Fine pearlite or fine spheroidized condition is what I use when going for a hamon. If doing a longer soak, martensite is fine too. You just want the get hot enough long enough that the martensite under the clay converts to austenite when heating.

I was unable to do a hamon on W2 without it touching the edge until I switched to a drum forge from kiln.
I think you're right where soak time is a bigger factor than previous steel state as long as it is in a good hard enable state (fine pearlite/spheroidite)
Thanks for the insight everyone
-Trey
 
I'm more interested in Jamon than Hamon ! :rolleyes:
The most beautiful hamon structures are those made by traditional polished by hand types !

'Refining grain' - the only way you'll be refining grain size is to create new grains ! However heat and time can grow existing grains. That's why I said work on grains first , carbides later,

Just for clarification, I think Mete accidentally got it backwards on this post, but correct on his original post. Carbides, first. Aus grain second. (Normalize first, thermal cycle second)
 
Samurai - Sorry , you're right ,thanks for the correction.. The reason is that some of the carbide things happen at higher temperatures than what we can do with grains.
 
I was unable to do a hamon on W2 without it touching the edge until I switched to a drum forge from kiln.
I think you're right where soak time is a bigger factor than previous steel state as long as it is in a good hard enable state (fine pearlite/spheroidite)
Thanks for the insight everyone
-Trey

I have no trouble with the kiln.
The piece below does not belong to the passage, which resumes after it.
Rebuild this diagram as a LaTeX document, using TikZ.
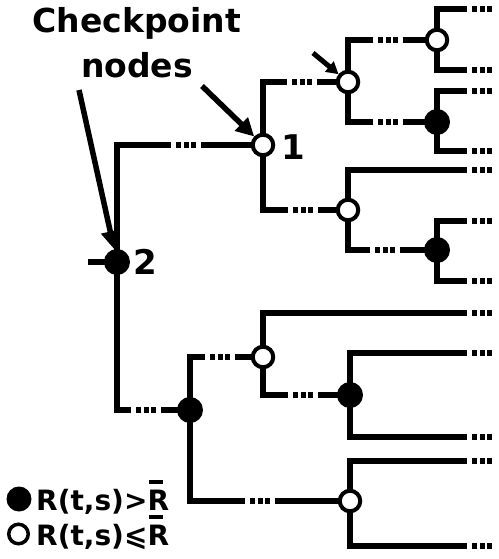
\documentclass[tikz,border=0pt]{standalone}
\usepackage{fontspec}
\setmainfont{DejaVu Sans}
\usetikzlibrary{arrows.meta}
\newcommand\rbarsym{\setbox0\hbox{R}\rlap{\hspace{0.08\wd0}\raisebox{\dimexpr\ht0+6pt\relax}{\rule{0.62\wd0}{4pt}}}R}
\tikzset{
 ln/.style={line width=6pt},
 vert/.style={ln, line cap=rect},
 open/.style={circle, draw, line width=4pt, fill=white, minimum size=20.5pt, inner sep=0pt},
 full/.style={circle, fill=black, minimum size=26pt, inner sep=0pt},
 gapln/.style={ln, dash pattern=on #1 off 5pt on 5pt off 2.5pt on 5pt off 2.5pt on 5pt off 5pt on 1000pt},
 leafln/.style={ln, dash pattern=on 5pt off 2.5pt on 5pt off 2.5pt on 5pt off 5pt on 1000pt},
 callout/.style={line width=5.5pt, -{Triangle[length=18pt,width=18pt]}},
 smallcall/.style={line width=5pt, -{Triangle[length=12pt,width=13pt]}},
 lbl/.style={font=\bfseries\fontsize{34}{34}\selectfont, inner sep=0pt},
 ttl/.style={font=\bfseries\fontsize{33}{33}\selectfont, inner sep=0pt, anchor=base},
 leg/.style={font=\bfseries\fontsize{28}{28}\selectfont, inner sep=0pt, anchor=base west},
}
\begin{document}
\begin{tikzpicture}[x=1pt,y=-1pt]
\useasboundingbox (0,0) rectangle (498,559);
% coordinates
\coordinate (st) at (88,262);
\coordinate (rt) at (117,145); \coordinate (rb) at (117,410);
\coordinate (n1t) at (263,82); \coordinate (n1b) at (263,210);
\coordinate (at) at (348,40); \coordinate (ab) at (348,122);
\coordinate (a1t) at (437,9); \coordinate (a1b) at (437,70);
\coordinate (a2t) at (437,91); \coordinate (a2b) at (437,151);
\coordinate (bt) at (348,170); \coordinate (bb) at (348,250);
\coordinate (b2t) at (437,221); \coordinate (b2b) at (437,281);
\coordinate (ct) at (190,357); \coordinate (cb) at (190,501);
\coordinate (c1t) at (263,313); \coordinate (c1b) at (263,395);
\coordinate (dt) at (350,353); \coordinate (db) at (350,437);
\coordinate (et) at (350,461); \coordinate (eb) at (350,546);
% leaves
\foreach \n/\y in {la/9,lb/70,lc/91,ld/151,le/170,lf/221,lg/281,lh/313,li/353,lj/437,lk/461,ll/546}
  \coordinate (\n) at (492,\y);
% vertical lines
\draw[vert] (rt) -- (rb);
\draw[vert] (n1t) -- (n1b);
\draw[vert] (at) -- (ab);
\draw[vert] (a1t) -- (a1b);
\draw[vert] (a2t) -- (a2b);
\draw[vert] (bt) -- (bb);
\draw[vert] (b2t) -- (b2b);
\draw[vert] (ct) -- (cb);
\draw[vert] (c1t) -- (c1b);
\draw[vert] (dt) -- (db);
\draw[vert] (et) -- (eb);
% nodes placement coordinates
\coordinate (pR) at (117,262);
\coordinate (pN1) at (263,145);
\coordinate (pA) at (348,82);
\coordinate (pA1) at (437,40);
\coordinate (pA2) at (437,122);
\coordinate (pB) at (348,210);
\coordinate (pB2) at (437,250);
\coordinate (pC) at (190,410);
\coordinate (pC1) at (263,357);
\coordinate (pD) at (350,395);
\coordinate (pE) at (350,501);
\draw[ln] (st) -- (pR);
% horizontal gapped edges
\draw[gapln=54pt] (rt) -- (pN1);
\draw[gapln=14pt] (rb) -- (pC);
\draw[gapln=24pt] (n1t) -- (pA);
\draw[gapln=25pt] (n1b) -- (pB);
\draw[gapln=25pt] (at) -- (pA1);
\draw[gapln=25pt] (ab) -- (pA2);
\draw[gapln=22pt] (bb) -- (pB2);
\draw[gapln=15pt] (ct) -- (pC1);
\draw[gapln=55pt] (cb) -- (pE);
\draw[gapln=25pt] (c1b) -- (pD);
% leaf edges
\draw[leafln] (la) -- (a1t);
\draw[leafln] (lb) -- (a1b);
\draw[leafln] (lc) -- (a2t);
\draw[leafln] (ld) -- (a2b);
\draw[leafln] (le) -- (bt);
\draw[leafln] (lf) -- (b2t);
\draw[leafln] (lg) -- (b2b);
\draw[leafln] (lh) -- (c1t);
\draw[leafln] (li) -- (dt);
\draw[leafln] (lj) -- (db);
\draw[leafln] (lk) -- (et);
\draw[leafln] (ll) -- (eb);
% checkpoint nodes
\node[full] (R) at (pR) {};
\node[open] (N1) at (pN1) {};
\node[open] (A) at (pA) {};
\node[open] (A1) at (pA1) {};
\node[full] (A2) at (pA2) {};
\node[open] (B) at (pB) {};
\node[full] (B2) at (pB2) {};
\node[full] (C) at (pC) {};
\node[open] (C1) at (pC1) {};
\node[full] (D) at (pD) {};
\node[open] (E) at (pE) {};
% labels
\node[lbl, anchor=west] (l2) at (133,262) {2};
\node[lbl, anchor=west] (l1) at (281,147) {1};
\node[ttl] (t1) at (137,33) {Checkpoint};
\node[ttl] (t2) at (137,78) {nodes};
% callouts
\coordinate (c1) at (79,90);
\coordinate (c2) at (202,86);
\coordinate (c3) at (313,53);
\draw[callout] (c1) -- (R);
\draw[callout] (c2) -- (N1);
\draw[smallcall] (c3) -- (A);
% legend
\node[full, minimum size=25pt] (kf) at (19,499) {};
\node[open, minimum size=19.5pt, line width=3.5pt] (ko) at (18.5,534) {};
\node[leg] (k1) at (36,510) {R(t,s)>\rbarsym};
\node[leg] (k2) at (36,545) {R(t,s)⩽\rbarsym};
\end{tikzpicture}
\end{document}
It took a lot of trial and error to get the clay thickness, steel geometry, soak times, and quenches “right”, as if there is a “right.” If I went to a forge, I’d have to figure out the process again. I do go for an optimum performing blade, rather than heat treating for the best hamon, which can be at odds each other.
 
I have no trouble with the kiln. It took a lot of trial and error to get the clay thickness, steel geometry, soak times, and quenches “right”, as if there is a “right.” If I went to a forge, I’d have to figure out the process again. I do go for an optimum performing blade, rather than heat treating for the best hamon, which can be at odds each other.
I was unable to fully harden it in my kiln without going over because my kiln had an uneven heat spread. My drum holds a more consistent and even heat so all my heat treat in general is much better now. My kiln had a heat trap in the end that cause a large temperature gap between front and back of oven.
Aldos W2 responds best for me in the 1475 (+/- 10°F) range with a short soak.